How to use this benchmark for your own plan
- Start with the platform. Web-only MVPs can often target 8 to 12 weeks. Mobile or web-plus-mobile should usually start at 12 to 20 weeks unless scope is tiny.
- Count integrations before counting screens. Seven screens and six integrations are riskier than twenty screens and one database.
- Make discovery produce exclusions. The release boundary should say what is not in v1, or the timeline is fiction.
- Budget QA as a phase. A live MVP can be small. It cannot be untested where trust, money, data or safety is involved.
- Name client decision owners. Every integration, legal question, copy block, workflow exception and launch asset needs an owner before build starts.
- Treat AI as validation work, not only generation speed.

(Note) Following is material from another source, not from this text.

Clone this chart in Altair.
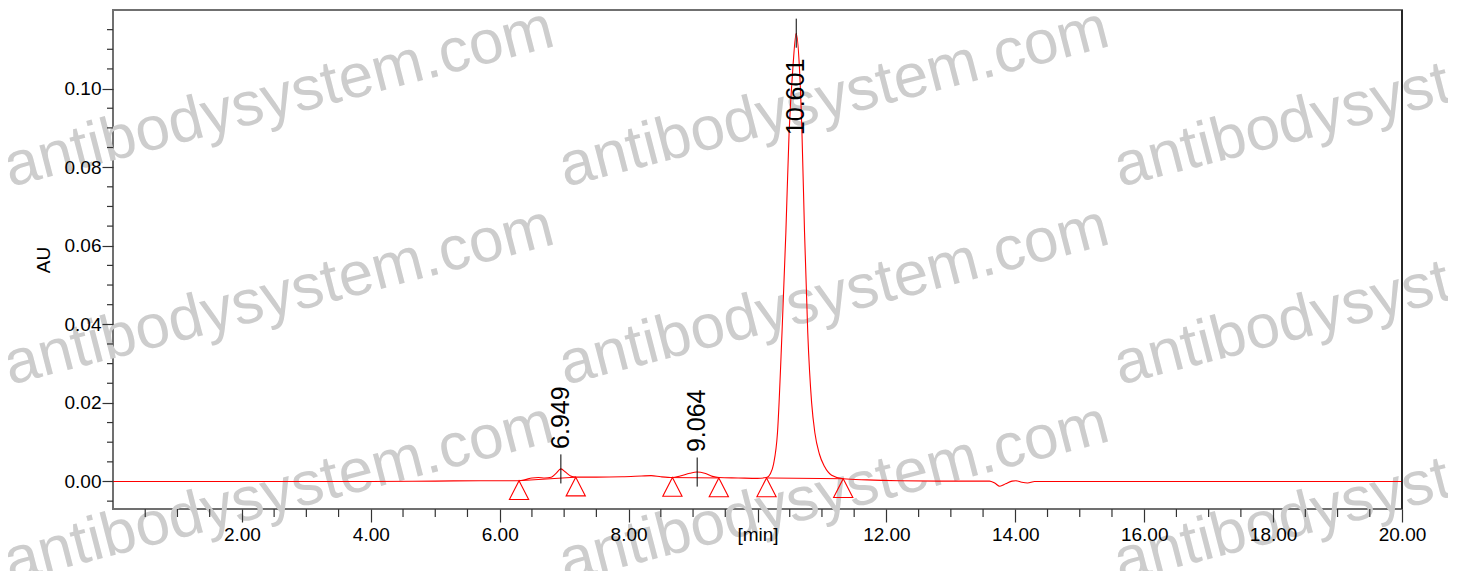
import altair as alt
import pandas as pd

# ---- chromatogram trace (retention time [min], absorbance AU) ----
trace_t = [0.00, 1.00, 2.00, 3.00, 4.00, 5.00, 5.70, 6.30, 6.40, 6.50, 6.60, 6.70,
           6.80, 6.87, 6.95, 7.02, 7.10, 7.18, 7.50, 7.90, 8.20, 8.35, 8.50, 8.68,
           8.80, 8.95, 9.06, 9.18, 9.30, 9.40, 9.70, 10.00, 10.14, 10.20, 10.25,
           10.31, 10.38, 10.44, 10.49, 10.55, 10.60, 10.65, 10.69, 10.73, 10.78,
           10.84, 10.89, 10.96, 11.04, 11.15, 11.33, 11.70, 12.20, 13.00, 13.60,
           13.68, 13.76, 13.85, 13.95, 14.01, 14.10, 14.19, 14.30, 15.00, 20.00]
trace_au = [0.0000, 0.0000, 0.0000, 0.0000, 0.0000, 0.0001, 0.0002, 0.0002, 0.0005,
            0.0009, 0.0010, 0.0009, 0.0011, 0.0020, 0.0032, 0.0024, 0.0014, 0.0011,
            0.0011, 0.0012, 0.0014, 0.0015, 0.0012, 0.0010, 0.0014, 0.0021, 0.0024,
            0.0021, 0.0013, 0.0010, 0.0009, 0.0008, 0.0010, 0.0020, 0.0045, 0.0124,
            0.0378, 0.0633, 0.0887, 0.1055, 0.1141, 0.1055, 0.0887, 0.0633, 0.0378,
            0.0200, 0.0124, 0.0070, 0.0038, 0.0016, 0.0007, 0.0004, 0.0002, 0.0001,
            0.0001, -0.0004, -0.0012, -0.0006, 0.0001, 0.0002, -0.0002, -0.0004,
            0.0000, 0.0000, 0.0000]

# ---- labelled peaks ----
peak_rt = [6.949, 9.064, 10.601]
peak_au = [0.0032, 0.0024, 0.1141]
peak_lbl = ["6.949", "9.064", "10.601"]

# ---- integration start/end markers and baselines ----
mark_t = [6.30, 7.18, 8.68, 9.40, 10.14, 11.33]
mark_au = [0.0002, 0.0011, 0.0010, 0.0009, 0.0009, 0.0007]
mark_pair = [1, 1, 2, 2, 3, 3]

# ---- axis ticks ----
x_major = [2, 4, 6, 8, 10, 12, 14, 16, 18, 20]
x_major_lbl = ["2.00", "4.00", "6.00", "8.00", "[min]", "12.00", "14.00", "16.00", "18.00", "20.00"]
y_major = [0.0, 0.02, 0.04, 0.06, 0.08, 0.10]
x_minor = [i * 0.5 for i in range(1, 40) if i % 4 != 0]
y_minor = [round(i * 0.005, 3) for i in range(-1, 24) if i % 4 != 0]

# ---- watermark ----
wm_text = "antibodysystem.com"
wm_col = [-103, 452, 1007]
wm_row = [177, 375, 572]

W, H = 1289, 499
FONT = "Liberation Sans"
RED = "#ff0000"

xs = alt.Scale(domain=[0, 20], nice=False, zero=False)
ys = alt.Scale(domain=[-0.007, 0.12], nice=False, zero=False)

label_map = "{" + ",".join(f"'{v}':'{l}'" for v, l in zip(x_major, x_major_lbl)) + "}"

trace_df = pd.DataFrame({"t": trace_t, "au": trace_au})
peak_df = pd.DataFrame({"t": peak_rt, "au": peak_au, "lbl": peak_lbl})
peak_df["lo"] = peak_df["au"] - 0.0037
peak_df["hi"] = peak_df["au"] + 0.0037
mark_df = pd.DataFrame({"t": mark_t, "au": mark_au, "pair": mark_pair})
xmin_df = pd.DataFrame({"t": x_minor})
ymin_df = pd.DataFrame({"au": y_minor})
wm_df = pd.DataFrame([{"wx": c, "wy": r, "txt": wm_text} for r in wm_row for c in wm_col])

watermark = alt.Chart(wm_df).mark_text(
    font=FONT, fontSize=62, color="#cdcdcd", align="left", baseline="alphabetic",
    angle=345.5
).encode(
    x=alt.X("wx:Q", scale=None, axis=None),
    y=alt.Y("wy:Q", scale=None, axis=None),
    text="txt:N",
)

trace = alt.Chart(trace_df).mark_line(color=RED, strokeWidth=1.1, interpolate="monotone").encode(
    x=alt.X("t:Q", scale=xs, axis=alt.Axis(
        values=x_major, labelExpr=label_map + "[datum.value]", title=None,
        domain=False, grid=False, tickSize=13, tickColor="#333333", tickWidth=1.2,
        labelPadding=3, labelFontSize=19, labelFont=FONT, labelColor="#000000",
        labelFlush=False, labelOverlap=False, zindex=1)),
    y=alt.Y("au:Q", scale=ys, axis=alt.Axis(
        values=y_major, format=".2f", title="AU", titleFont=FONT, titleFontSize=19,
        titleFontWeight="normal", titleColor="#000000", titleAngle=270,
        titleX=-70, titleY=H / 2, titleAlign="center", titleBaseline="middle",
        domain=False, grid=False, tickSize=11, tickColor="#333333", tickWidth=1.2,
        labelPadding=1, labelFontSize=19, labelFont=FONT, labelColor="#000000",
        labelFlush=False, labelOverlap=False, zindex=1)),
)

x_minor_ticks = alt.Chart(xmin_df).mark_rule(color="#333333", strokeWidth=1.2).encode(
    x=alt.X("t:Q", scale=xs), y=alt.value(H), y2=alt.value(H + 8))
y_minor_ticks = alt.Chart(ymin_df).mark_rule(color="#333333", strokeWidth=1.2).encode(
    y=alt.Y("au:Q", scale=ys), x=alt.value(-6), x2=alt.value(0))

baselines = alt.Chart(mark_df).mark_line(color=RED, strokeWidth=1).encode(
    x=alt.X("t:Q", scale=xs), y=alt.Y("au:Q", scale=ys), detail="pair:N")

markers = alt.Chart(mark_df).mark_point(
    shape="M0,-1L1,0.95L-1,0.95Z", size=370, filled=False, color=RED,
    strokeWidth=1.1, yOffset=9.6, opacity=1
).encode(x=alt.X("t:Q", scale=xs), y=alt.Y("au:Q", scale=ys))

peak_lines = alt.Chart(peak_df).mark_rule(color="#000000", strokeWidth=1).encode(
    x=alt.X("t:Q", scale=xs), y=alt.Y("lo:Q", scale=ys), y2="hi:Q")

small_labels = alt.Chart(peak_df).transform_filter("datum.au < 0.05").mark_text(
    font=FONT, fontSize=25, color="#000000", angle=270, align="left",
    baseline="middle", dx=20
).encode(x=alt.X("t:Q", scale=xs), y=alt.Y("au:Q", scale=ys), text="lbl:N")

main_label = alt.Chart(peak_df).transform_filter("datum.au >= 0.05").mark_text(
    font=FONT, fontSize=25, color="#000000", angle=270, align="left",
    baseline="middle", dx=-102
).encode(x=alt.X("t:Q", scale=xs), y=alt.Y("au:Q", scale=ys), text="lbl:N")

right_border = alt.Chart(pd.DataFrame({"a": [0]})).mark_rule(color="#000000", strokeWidth=1.3).encode(
    x=alt.value(W), y=alt.value(0), y2=alt.value(H))

chart = alt.layer(
    watermark, x_minor_ticks, y_minor_ticks, trace, baselines, markers,
    peak_lines, small_labels, main_label, right_border
).properties(
    width=W, height=H,
    autosize=alt.AutoSizeParams(type="none"),
    padding={"left": 105, "top": 2, "right": 46, "bottom": 62},
    background="#ffffff",
).configure_view(stroke="#707070", strokeWidth=2)

chart.save("out.html", embed_options={"renderer": "svg", "actions": False})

Add evals, fallback, logging and human review where model failure has business cost.
Sources and benchmark caveat
This benchmark is based on Wavect's anonymized delivery records and retrospectives, so it is directional rather than a statistically representative industry survey. External research supports the caution around estimation: a systematic mapping study of MVP software-engineering practices found limited research on MVP technical feasibility assessment and effort estimation. DORA's delivery metrics also warn against comparing unlike applications without context. For mobile launch planning, re-check Apple App Review and Google Play publishing guidance. For AI productivity context, see DORA 2024, DORA metrics guidance, the MVP practices mapping study, the Google AI productivity RCT, and the 2025 open-source AI productivity RCT.
Final thoughts
For a real software MVP in 2026, plan around 12 calendar weeks as the median, then move up or down based on product type, integrations, mobile scope, AI validation and decision ownership. The fastest builds were not the ones with the cleverest stack. They were the ones with a narrow release boundary, available users, ready credentials, few external dependencies and QA treated as product work.
If you want the commercial version of the takeaway: a good MVP partner should shrink the release, expose the timeline assumptions, and make delay ownership visible before the contract is signed. That is how an MVP stays a market test instead of becoming a disguised platform rebuild.